What you should do ▸ Check the listing below for lines with the word "this" and say how many there are, with nothing but the number.

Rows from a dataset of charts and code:
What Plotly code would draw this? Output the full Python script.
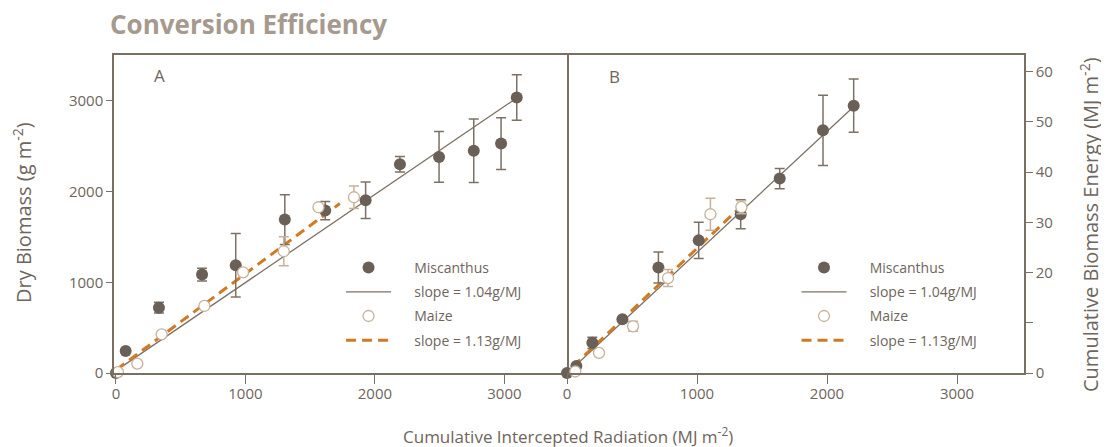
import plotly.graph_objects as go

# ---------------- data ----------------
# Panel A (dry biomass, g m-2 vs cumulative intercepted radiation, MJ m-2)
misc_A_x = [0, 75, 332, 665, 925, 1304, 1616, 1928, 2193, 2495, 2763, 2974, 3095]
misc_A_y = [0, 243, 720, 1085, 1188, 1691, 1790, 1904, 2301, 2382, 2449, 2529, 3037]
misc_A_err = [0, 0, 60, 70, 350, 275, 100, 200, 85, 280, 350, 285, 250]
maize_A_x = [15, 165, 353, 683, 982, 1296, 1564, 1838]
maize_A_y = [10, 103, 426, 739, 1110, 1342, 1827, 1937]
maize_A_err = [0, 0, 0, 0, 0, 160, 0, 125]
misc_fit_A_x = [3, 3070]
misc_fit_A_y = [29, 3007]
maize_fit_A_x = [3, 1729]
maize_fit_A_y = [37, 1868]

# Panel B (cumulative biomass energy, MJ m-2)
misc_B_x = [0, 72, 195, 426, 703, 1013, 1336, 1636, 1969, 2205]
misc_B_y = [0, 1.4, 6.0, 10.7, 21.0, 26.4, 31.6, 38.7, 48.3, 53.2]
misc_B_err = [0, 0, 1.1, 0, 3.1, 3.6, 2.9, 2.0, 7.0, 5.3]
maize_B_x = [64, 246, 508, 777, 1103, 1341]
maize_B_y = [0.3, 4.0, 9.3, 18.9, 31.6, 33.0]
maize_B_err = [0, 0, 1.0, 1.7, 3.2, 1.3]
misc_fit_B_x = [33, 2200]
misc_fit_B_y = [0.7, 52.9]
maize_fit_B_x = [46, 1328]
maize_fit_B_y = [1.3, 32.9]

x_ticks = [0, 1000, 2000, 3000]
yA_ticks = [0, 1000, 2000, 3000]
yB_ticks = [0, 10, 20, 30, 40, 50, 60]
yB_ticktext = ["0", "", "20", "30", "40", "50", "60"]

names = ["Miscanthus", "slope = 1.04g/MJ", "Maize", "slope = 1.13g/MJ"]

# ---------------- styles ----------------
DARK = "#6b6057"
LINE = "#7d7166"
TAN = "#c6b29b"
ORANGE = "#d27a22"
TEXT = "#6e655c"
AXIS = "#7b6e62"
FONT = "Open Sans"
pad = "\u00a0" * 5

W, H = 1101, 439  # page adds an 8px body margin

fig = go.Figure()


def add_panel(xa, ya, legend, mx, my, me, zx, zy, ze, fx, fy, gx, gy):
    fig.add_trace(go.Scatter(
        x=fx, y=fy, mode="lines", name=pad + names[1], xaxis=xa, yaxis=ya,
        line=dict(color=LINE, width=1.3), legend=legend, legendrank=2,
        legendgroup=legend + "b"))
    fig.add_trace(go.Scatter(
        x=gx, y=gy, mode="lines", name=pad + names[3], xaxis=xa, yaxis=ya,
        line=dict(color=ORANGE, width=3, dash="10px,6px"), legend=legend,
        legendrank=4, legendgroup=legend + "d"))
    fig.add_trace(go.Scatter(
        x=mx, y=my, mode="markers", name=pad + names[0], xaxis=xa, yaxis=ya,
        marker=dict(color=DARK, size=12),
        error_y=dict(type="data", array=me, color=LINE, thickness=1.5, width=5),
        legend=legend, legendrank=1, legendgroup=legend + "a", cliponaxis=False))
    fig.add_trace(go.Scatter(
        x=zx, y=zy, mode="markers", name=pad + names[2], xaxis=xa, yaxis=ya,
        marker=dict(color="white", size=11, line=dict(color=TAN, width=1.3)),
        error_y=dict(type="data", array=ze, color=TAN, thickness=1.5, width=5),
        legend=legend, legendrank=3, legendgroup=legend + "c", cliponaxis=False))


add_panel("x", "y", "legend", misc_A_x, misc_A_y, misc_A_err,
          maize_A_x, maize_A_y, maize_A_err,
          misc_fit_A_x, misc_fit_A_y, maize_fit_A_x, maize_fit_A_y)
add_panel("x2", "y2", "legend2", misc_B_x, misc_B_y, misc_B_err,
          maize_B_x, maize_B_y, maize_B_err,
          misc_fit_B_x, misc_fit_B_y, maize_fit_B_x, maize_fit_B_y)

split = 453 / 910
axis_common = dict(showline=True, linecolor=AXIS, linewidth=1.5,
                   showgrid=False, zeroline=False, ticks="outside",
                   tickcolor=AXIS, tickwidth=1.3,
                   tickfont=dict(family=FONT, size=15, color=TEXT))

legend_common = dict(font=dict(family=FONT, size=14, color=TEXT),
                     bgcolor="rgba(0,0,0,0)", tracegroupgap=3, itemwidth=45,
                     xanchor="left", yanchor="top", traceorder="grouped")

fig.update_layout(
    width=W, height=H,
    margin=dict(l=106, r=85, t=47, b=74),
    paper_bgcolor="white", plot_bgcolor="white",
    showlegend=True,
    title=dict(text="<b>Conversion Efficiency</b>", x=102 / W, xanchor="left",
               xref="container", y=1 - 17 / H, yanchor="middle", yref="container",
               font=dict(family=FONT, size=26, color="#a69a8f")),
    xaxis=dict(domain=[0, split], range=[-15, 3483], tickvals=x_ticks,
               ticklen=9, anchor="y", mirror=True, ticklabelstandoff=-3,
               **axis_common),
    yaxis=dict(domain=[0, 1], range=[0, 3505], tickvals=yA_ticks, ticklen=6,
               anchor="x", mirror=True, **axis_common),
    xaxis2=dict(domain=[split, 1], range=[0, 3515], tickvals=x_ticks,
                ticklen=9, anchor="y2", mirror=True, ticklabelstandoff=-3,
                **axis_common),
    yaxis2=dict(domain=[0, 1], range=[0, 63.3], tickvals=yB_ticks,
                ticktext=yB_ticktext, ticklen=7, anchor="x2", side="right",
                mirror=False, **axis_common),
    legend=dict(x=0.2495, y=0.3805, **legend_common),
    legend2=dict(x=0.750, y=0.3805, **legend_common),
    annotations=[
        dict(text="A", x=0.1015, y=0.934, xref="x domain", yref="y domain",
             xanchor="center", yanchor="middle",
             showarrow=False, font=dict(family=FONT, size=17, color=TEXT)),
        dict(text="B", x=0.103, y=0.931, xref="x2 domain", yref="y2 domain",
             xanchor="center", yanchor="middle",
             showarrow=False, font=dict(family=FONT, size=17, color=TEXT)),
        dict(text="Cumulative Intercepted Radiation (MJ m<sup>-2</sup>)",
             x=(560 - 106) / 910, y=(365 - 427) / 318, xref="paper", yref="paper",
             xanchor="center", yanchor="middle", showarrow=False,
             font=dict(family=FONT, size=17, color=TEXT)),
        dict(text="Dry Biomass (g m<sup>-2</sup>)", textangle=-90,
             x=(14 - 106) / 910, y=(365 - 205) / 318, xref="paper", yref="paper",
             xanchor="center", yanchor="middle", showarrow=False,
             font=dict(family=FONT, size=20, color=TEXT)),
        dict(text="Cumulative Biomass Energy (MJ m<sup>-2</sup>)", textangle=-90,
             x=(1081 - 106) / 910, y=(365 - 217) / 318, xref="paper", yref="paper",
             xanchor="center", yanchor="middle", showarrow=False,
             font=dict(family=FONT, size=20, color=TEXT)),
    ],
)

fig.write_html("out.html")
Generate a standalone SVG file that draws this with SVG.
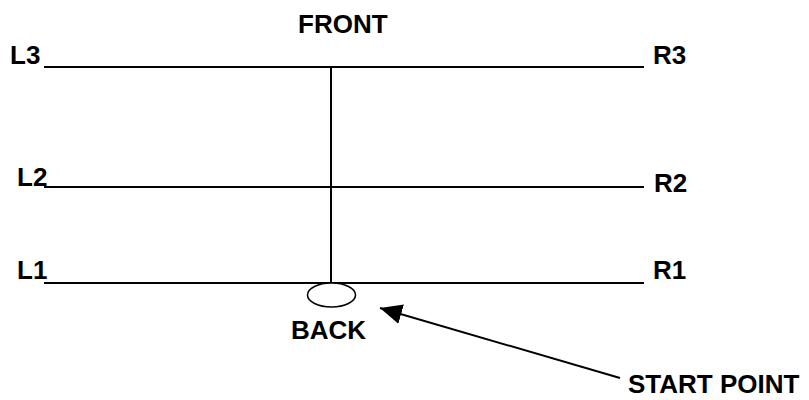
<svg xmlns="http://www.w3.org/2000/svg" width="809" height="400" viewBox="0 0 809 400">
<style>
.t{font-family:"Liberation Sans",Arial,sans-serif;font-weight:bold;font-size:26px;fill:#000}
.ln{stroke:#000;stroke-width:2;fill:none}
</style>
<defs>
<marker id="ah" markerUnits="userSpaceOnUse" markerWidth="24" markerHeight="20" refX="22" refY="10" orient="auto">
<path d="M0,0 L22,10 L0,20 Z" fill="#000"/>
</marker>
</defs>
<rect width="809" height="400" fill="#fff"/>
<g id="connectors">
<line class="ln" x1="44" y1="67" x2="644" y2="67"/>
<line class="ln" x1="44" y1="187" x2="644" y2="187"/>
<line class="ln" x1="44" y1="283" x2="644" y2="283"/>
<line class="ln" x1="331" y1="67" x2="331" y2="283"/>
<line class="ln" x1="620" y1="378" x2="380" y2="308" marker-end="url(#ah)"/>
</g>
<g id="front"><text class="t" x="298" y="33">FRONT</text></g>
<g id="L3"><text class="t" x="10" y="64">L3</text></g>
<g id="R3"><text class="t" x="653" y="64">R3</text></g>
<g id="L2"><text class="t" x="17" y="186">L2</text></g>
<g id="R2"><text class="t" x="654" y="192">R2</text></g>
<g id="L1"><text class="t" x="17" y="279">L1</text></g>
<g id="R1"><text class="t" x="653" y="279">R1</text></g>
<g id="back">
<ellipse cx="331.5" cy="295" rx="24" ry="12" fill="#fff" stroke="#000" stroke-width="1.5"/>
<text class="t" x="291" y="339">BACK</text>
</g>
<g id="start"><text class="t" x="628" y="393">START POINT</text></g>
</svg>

Expected output ▸ 2